Beginning next November, football playoffs in Massachusetts will become a reality.
Yesterday morning, the state’s high schools voted to enact the Massachusetts Interscholastic Athletic Association football committee’s playoff plan for a two-year trial for the 2013-14 seasons.
The entire membership of the MIAA was invited to vote at Assabet Valley High School in Marlborough, and the final tally was in favor, 161 to 131.
“I think this is great,” said Swampscott High head coach Steve Dembowski, one of the leading proponents of the plan developed by the Massachusetts High School Football Coaches Association. “It’s better for the kids, it’s better for their health and it’s going to be exciting.”
The plan aligns all schools by divisions already approved by the MIAA (though there is an appeal process some schools may pursue to modify divisional placement). After seven weeks the playoffs begin, with eight teams qualifying in North sectionals and playing for a sectional title as in all other MIAA tournaments. The winners will face other sectional winners before a true state champion is determined in six different divisions at Gillette Stadium nine days after Thanksgiving.
The Tuesday playoff semifinal games under the current Super Bowl format are thus eliminated.
Schools that don’t qualify for the postseason or are eliminated under this new format will have their schedule for the final weeks of the season filled out against other non-qualifying or eliminated teams, ensuring that every team plays level, competitive games in the final month.
“I was pleasantly surprised, but not shocked by it,” said Masconomet head coach Jim Pugh, president of the MHSFCA and a strong proponent of the new system. “We were pretty confident going in; it seemed like there was a lot of support in Western and Central Mass.
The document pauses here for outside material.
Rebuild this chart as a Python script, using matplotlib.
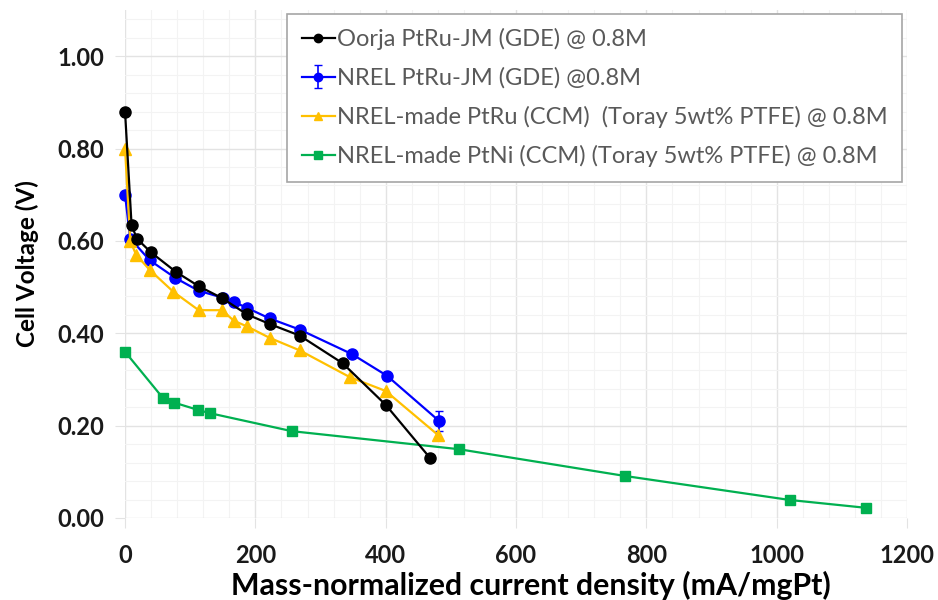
import matplotlib
matplotlib.use("Agg")
import matplotlib.pyplot as plt
from matplotlib.ticker import MultipleLocator, FormatStrFormatter

plt.rcParams['font.family'] = ['Lato', 'DejaVu Sans']

# Oorja PtRu-JM (GDE) @ 0.8M
oorja_x = [0, 10, 18, 40, 78, 113, 149, 187, 222, 268, 334, 400, 468]
oorja_y = [0.88, 0.635, 0.605, 0.575, 0.533, 0.502, 0.476, 0.441, 0.420, 0.395, 0.335, 0.245, 0.130]

# NREL PtRu-JM (GDE) @0.8M
nrel_jm_x = [0, 8, 38, 77, 113, 150, 167, 187, 222, 268, 348, 402, 482]
nrel_jm_y = [0.70, 0.605, 0.558, 0.520, 0.492, 0.477, 0.468, 0.455, 0.432, 0.408, 0.355, 0.308, 0.210]
nrel_jm_err = [0, 0, 0, 0, 0, 0, 0, 0, 0, 0, 0, 0, 0.022]

# NREL-made PtRu (CCM)
ptru_x = [0, 8, 17, 38, 74, 113, 149, 167, 187, 222, 268, 345, 400, 480]
ptru_y = [0.80, 0.600, 0.570, 0.537, 0.490, 0.450, 0.450, 0.427, 0.415, 0.390, 0.363, 0.305, 0.275, 0.180]

# NREL-made PtNi (CCM)
ptni_x = [0, 58, 75, 112, 130, 256, 512, 767, 1020, 1137]
ptni_y = [0.36, 0.260, 0.250, 0.234, 0.227, 0.188, 0.149, 0.091, 0.039, 0.022]

labels = ['Oorja PtRu-JM (GDE) @ 0.8M',
          'NREL PtRu-JM (GDE) @0.8M',
          'NREL-made PtRu (CCM)  (Toray 5wt% PTFE) @ 0.8M',
          'NREL-made PtNi (CCM) (Toray 5wt% PTFE) @ 0.8M']

fig = plt.figure(figsize=(9.38, 6.0), dpi=100)
ax = fig.add_axes([0.1333, 0.1367, 0.8337, 0.8466])

h_blue = ax.errorbar(nrel_jm_x, nrel_jm_y, yerr=nrel_jm_err, color='#0000FF', marker='o', ms=8,
                     lw=1.6, capsize=3, elinewidth=1.2, zorder=3, clip_on=False)
h_green, = ax.plot(ptni_x, ptni_y, color='#00B050', marker='s', ms=7, lw=1.6, zorder=3, clip_on=False)
h_yellow, = ax.plot(ptru_x, ptru_y, color='#FFC000', marker='^', ms=8, lw=1.6, zorder=4, clip_on=False)
h_black, = ax.plot(oorja_x, oorja_y, color='black', marker='o', ms=8, lw=1.6, zorder=5, clip_on=False)

ax.set_xlim(0, 1200)
ax.set_ylim(0, 1.1)
ax.xaxis.set_major_locator(MultipleLocator(200))
ax.xaxis.set_minor_locator(MultipleLocator(40))
ax.yaxis.set_major_locator(MultipleLocator(0.2))
ax.yaxis.set_minor_locator(MultipleLocator(0.04))
ax.yaxis.set_major_formatter(FormatStrFormatter('%.2f'))

ax.grid(which='major', color='#e3e3e3', lw=1.0, zorder=0)
ax.grid(which='minor', color='#f3f3f3', lw=0.8, zorder=0)
ax.set_axisbelow(True)
for s in ax.spines.values():
    s.set_visible(False)
ax.tick_params(which='major', length=7, color='#e3e3e3', labelsize=17, pad=8)
ax.tick_params(axis='x', pad=12)
ax.tick_params(which='minor', length=0)
for lab in ax.get_xticklabels() + ax.get_yticklabels():
    lab.set_fontweight('bold')
    lab.set_color('#1a1a1a')

ax.set_xlabel('Mass-normalized current density (mA/mgPt)', fontsize=21.8, fontweight='bold', labelpad=2)
ax.xaxis.set_label_coords(0.519, -0.105)
ax.set_ylabel('Cell Voltage (V)', fontsize=17.5, fontweight='bold', labelpad=13)

leg = ax.legend([h_black, h_blue, h_yellow, h_green], labels,
                loc='upper left', bbox_to_anchor=(0.207, 0.993), borderaxespad=0,
                fontsize=17, frameon=True, fancybox=False, edgecolor='#a6a6a6', framealpha=1,
                handlelength=1.4, handletextpad=0.1, labelspacing=0.72,
                borderpad=0.62, markerscale=0.75)
leg.get_frame().set_linewidth(1.2)
for t in leg.get_texts():
    t.set_color('#595959')

fig.savefig('out.png', dpi=100)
And when Peter Smith (of the MIAA) and the state football committee presented the plan (yesterday), there was only one question afterwards. It’s such a good program.”
Beverly High athletic director James Coffey, whose school voted against the plan, said he felt the vote could go either way.
“(On Thursday) I thought it was going to pass, but from talking to people at Assabet (yesterday) morning it seemed like it had no shot,” said Coffey. “But we heard the majority of Central and Western Mass. teams were all for it, and they were all there (yesterday). And we got a sense that the Southern Mass. teams were about two-thirds in favor for it.
“This was the fairest way to do it. It’s a two-year pilot, so we’ll see what happens.”
Under the new plan, every league with at least five teams will send a minimum of two squads to the playoffs. The fields will be filled out by wild card teams determined by a rating system that is similar to RPI, awarding points for wins based on the division of the opponents, and for wins of opponents a team has beaten.
“Fifty-five percent of teams will make the playoffs,” said Dembowski.
Yesterday’s vote came after the plan had passed the muster of the MIAA’s football and tournament management committees last spring. There was a fair amount of discussion about the plan leading up to the vote, and ultimately the schools decided to give playoffs a chance for the first time in Massachusetts schoolboy football history.
“It was a very well-run meeting. Peter Smith did an awesome job going through all the scenarios and presenting the plan,” said Dembowski. “There was very little discussion. Coming in, we felt most of the objections were from North of Boston, and the South, Central and Western Mass. seemed to be in favor.”
The plan allows conferences to determine how to handle Thanksgiving matchups that are also league games. Some leagues, such as the Catholic Conference and Catholic Central League, have already made inroads to those determinations, but it hasn’t been discussed by the Northeastern Conference (which Dembowski estimated voted 8-4 against the plan) yet.
Coffey said that the NEC athletic directors will likely start discussing how to move forward as far as scheduling and setting up games for 2013 at their next meeting on Nov. 8.
“The biggest question is, how do we do this? Do we play Salem, as a league foe, before the playoffs would begin? Or on Thanksgiving as always? Or both?” Coffey said.
“Probably what we’ll do is put in some type of point system to decide who goes (to the playoffs). But in a point system, we probably wouldn’t play (traditional NEC rivals) Winthrop and Saugus again (because of their smaller enrollments). Same with Marblehead and Gloucester; they’ll be in our same division (playoff-wise), but different tiers (of the NEC).”
Pugh understands one of the major sticking points for schools who were against the proposal: that it will somehow take away from the tradition that is Thanksgiving Day football. But he doesn’t feel that’s the case.
“Overall, it’s the best thing for high school football. It’ll make the whole year so much more exciting,” he said. “All you have to do is look at Marblehead and Beverly right now; there’s a good chance one of those teams could finish 10-1 and be going home for the year. Next season, that won’t happen.”